Last week, I wrote about “Je Suis Charlie” and, the next day, another tragedy happened at the Hyper Cacher Kosher grocery. Seventeen victims – cartoonists, police and Jewish shoppers – created a perfect storm of rage and resolve to finally oppose Muslim extremism and terrorism as a shared human and global responsibility.
It’s naïve to believe that the murders have nothing to do with Islam, as some commentators have declared, but also bigoted to believe that most Muslims secretly support terrorism.

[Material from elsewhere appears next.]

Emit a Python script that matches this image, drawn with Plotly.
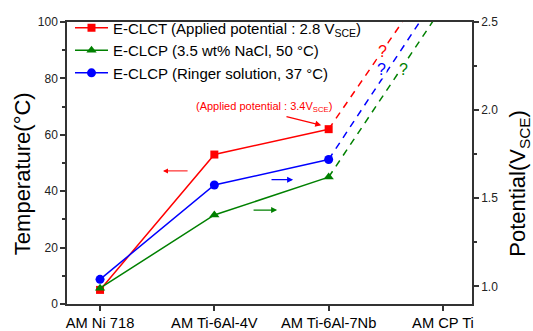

Now, the civilized world has to act. The incredible outpouring of more than 4 million Frenchmen and women in the streets of Paris and other French cities, joined by political and religious leaders from around the world, was most comforting. Muslims carrying signs saying “Je Suis Juif” would have been unthinkable before this series of tragedies. But now, France and other European countries need to both invest in the civic education and integration of Muslims and to demand, of the police and the courts, better intelligence and enforcement.
Poverty alone is not an excuse for terrorism nor are the challenges of modern Western culture. Muslims need to condemn their terrorists again and again (just as Jews and Christians need to be vocal when their own cause violence).
Terrorism is a problem that will be with us for a long time. It will challenge all of us to reject prejudice and paranoia, while simultaneously refusing to fall prey to simplistic political correctness.
As we did last Shabbat, we’ll say Kaddish again for all of the victims this Friday night at Shabbat Alive services when the Merage Israeli Fellows speak about terrorism, homeland security and cybersecurity.
Please join for a service of solidarity and resolve.